Opinion
No. 06-17-00005-CV
03-09-2017
On Appeal from the County Court at Law No. 1 Brazos County, Texas
Trial Court No. 11-001609-CVD-CCL1 Before Morriss, C.J., Moseley and Burgess, JJ.
MEMORANDUM OPINION
Troy D. Thoele appeals from the trial court's December 16, 2016, order denying Thoele's "Motion For Enforcement Requesting Contempt," which asked the trial court to hold Heather M. Thoele in contempt of court for allegedly violating the terms of the parties' divorce decree.
Originally appealed to the Tenth Court of Appeals, this case was transferred to this Court by the Texas Supreme Court pursuant to its docket equalization efforts. See TEX. GOV'T CODE ANN. § 73.001 (West 2013). We are unaware of any conflict between precedent of the Tenth Court of Appeals and that of this Court on any relevant issue. See TEX. R. APP. P. 41.3.
Our jurisdiction, as an appellate court, is constitutional and statutory in nature. See TEX. CONST. art. V, § 6; TEX. GOV'T CODE ANN. § 22.220 (West Supp. 2016). Stated differently, in the absence of a specific grant of jurisdiction by the Texas Constitution or the Texas Legislature, an appellate court lacks jurisdiction to act. The question, then, is whether either the Texas Constitution or the Texas Legislature has granted this Court jurisdiction to hear the type of interlocutory appeal that Thoele has noticed. The trial court's December 16 order denying Thoele's motion to hold Heather in contempt of court does not fall within any of the categories of appealable interlocutory orders. See Vega v. Lira, No. 01-16-00369-CV, 2016 WL 4253696, at *2 (Tex. App.—Houston [1st Dist.] Aug. 11, 2016, no pet.) (per curiam) (mem. op.) (citing TEX. FAM. CODE ANN. § 109.002(b); TEX. CIV. PRAC. & REM. CODE ANN. § 51.014(a)(1)-(12)).

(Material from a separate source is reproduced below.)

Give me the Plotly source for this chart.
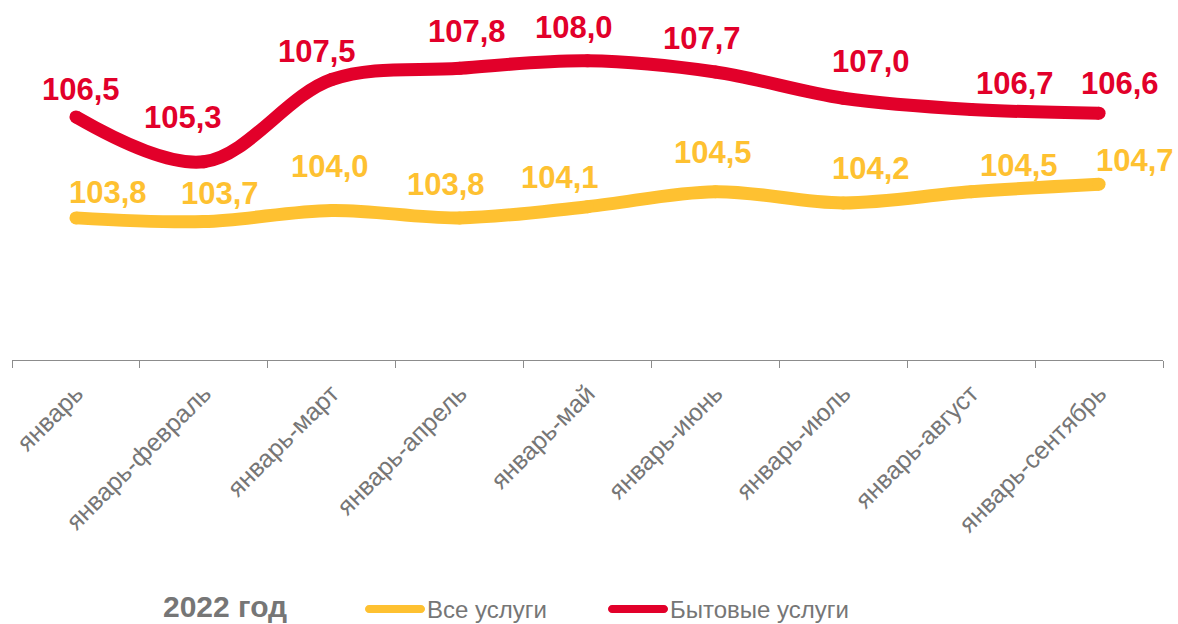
import plotly.graph_objects as go

categories = ["январь", "январь-февраль", "январь-март", "январь-апрель", "январь-май",
              "январь-июнь", "январь-июль", "январь-август", "январь-сентябрь"]
all_services = [103.8, 103.7, 104.0, 103.8, 104.1, 104.5, 104.2, 104.5, 104.7]
household_services = [106.5, 105.3, 107.5, 107.8, 108.0, 107.7, 107.0, 106.7, 106.6]

series_names = ["Все услуги", "Бытовые услуги"]
legend_title = "2022 год"

# label offsets (px) relative to each point: (dx, dy upward)
yellow_label_offsets = [(32, 25), (16, 28), (-2, 44), (-14, 33), (-28, 29), (-2, 39), (28, 34), (48, 26), (36, 24)]
red_label_offsets = [(5, 27), (-21, 44), (-15, 28), (7, 37), (-14, 33), (-13, 34), (28, 37), (44, 26), (21, 30)]

YELLOW = "#FEC131"
RED = "#E2002A"
GREY = "#767676"
FONT = "Liberation Sans, Arial, sans-serif"
COLORS = [YELLOW, RED]

fig = go.Figure()
for name, vals, color in zip(series_names, [all_services, household_services], COLORS):
    fig.add_trace(go.Scatter(
        x=categories, y=vals, name=name, mode="lines+markers",
        line=dict(color=color, width=13, shape="spline", smoothing=1),
        marker=dict(color=color, size=13),
        hoverinfo="skip", showlegend=False,
    ))


def fmt(v):
    return f"{v:.1f}".replace(".", ",")

annotations = []
for vals, offs, color in zip([all_services, household_services],
                             [yellow_label_offsets, red_label_offsets], COLORS):
    for c, v, (dx, dy) in zip(categories, vals, offs):
        annotations.append(dict(
            x=c, y=v, xref="x", yref="y", text=f"<b>{fmt(v)}</b>", showarrow=False,
            xanchor="center", yanchor="middle", xshift=dx, yshift=dy,
            font=dict(family=FONT, size=31, color=color),
        ))

# manual legend (plot area: x 12..1163 px, y 0..360 px)
PL, PW, PH = 12, 1151, 360
def px_x(p):
    return (p - PL) / PW
def px_y(p):
    return (PH - p) / PH

LEG_Y = 609
annotations.append(dict(
    x=px_x(161), y=px_y(606), xref="paper", yref="paper", xanchor="left", yanchor="middle",
    text=f"<b>{legend_title}</b>", showarrow=False,
    font=dict(family=FONT, size=30, color=GREY),
))
shapes = []
legend_sample_x = [395, 638]
legend_text_x = [425, 668]
pill = ("M-26,-4 L26,-4 C28.2,-4 30,-2.2 30,0 C30,2.2 28.2,4 26,4 "
        "L-26,4 C-28.2,4 -30,2.2 -30,0 C-30,-2.2 -28.2,-4 -26,-4 Z")
for name, color, sx, tx in zip(series_names, COLORS, legend_sample_x, legend_text_x):
    shapes.append(dict(
        type="path", xref="paper", yref="paper", xsizemode="pixel", ysizemode="pixel",
        xanchor=px_x(sx), yanchor=px_y(LEG_Y), path=pill,
        fillcolor=color, line=dict(width=0),
    ))
    annotations.append(dict(
        x=px_x(tx), y=px_y(LEG_Y), xref="paper", yref="paper", xanchor="left", yanchor="middle",
        text=name, showarrow=False, font=dict(family=FONT, size=24, color=GREY),
    ))

fig.update_layout(
    width=1178, height=624,
    margin=dict(l=12, r=15, t=0, b=264),
    paper_bgcolor="white", plot_bgcolor="white",
    showlegend=False,
    annotations=annotations,
    shapes=shapes,
    font=dict(family=FONT, color=GREY),
)
fig.update_xaxes(
    type="category", showline=True, linecolor="#8C8C8C", linewidth=1,
    ticks="outside", ticklen=7, tickcolor="#8C8C8C", tickson="boundaries",
    tickangle=-45, tickfont=dict(family=FONT, size=25, color=GREY),
    ticklabelstandoff=8, automargin=False,
    showgrid=False, zeroline=False, range=[-0.5, 8.5],
)
fig.update_yaxes(
    range=[100, 100 + 360 / 37.4], showgrid=False, zeroline=False,
    showticklabels=False, showline=False, automargin=False,
)

fig.write_html("out.html", config={"displayModeBar": False},
               post_script="document.body.style.margin='0';")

Moreover, it has long been the law in the State of Texas that decisions in contempt proceedings are not reviewable on direct appeal. Hooper v. Hooper, No. 14-09-01024-CV, 2011 WL 334198, at *1 (Tex. App.—Houston [14th Dist.] Feb. 3, 2011, no pet.) (mem. op.) (citing In re Office of Attorney Gen. of Tex., 215 S.W.3d 913, 915-16 (Tex. App.—Fort Worth, orig. proceeding)); see Norman v. Norman, 692 S.W.2d 655, 655 (Tex. 1985) (per curiam) (holding appellate court lacked jurisdiction over direct appeal from order finding party not in contempt). "A ruling denying a motion for contempt can be challenged only by an original proceeding." Hooper, 2011 WL 334198, at *1.
There is a line of cases that allow a direct appeal from rulings made during a contempt proceeding but involving issues wholly unrelated to the issue of contempt. For example, "[i]f a motion to enforce includes a request for both a contempt finding and a money judgment for child support arrearage, an appellate court has jurisdiction to address the arrearage judgment because it is unrelated to the contempt order." In re E.H.G., No. 04-08-00579-CV, 2009 WL 1406246, at *5 (Tex. App.—San Antonio May 20, 2009, no pet.) (mem. op.). However, the motion to enforce filed in this matter does not appear to include anything other than a request for a contempt finding. "We look to the substance of a plea for relief to determine the nature of the pleading, not merely at the form of title given to it." State Bar of Tex. v. Heard, 603 S.W.2d 829, 833 (Tex. 1980) (citing TEX. R. CIV. P. 71).
By letter of January 10, 2017, we informed Thoele of this potential defect in our jurisdiction and afforded him the opportunity to demonstrate proper grounds for our retention of the appeal. Thoele did not file a response to our letter.
In light of the foregoing, we dismiss the appeal for want of jurisdiction.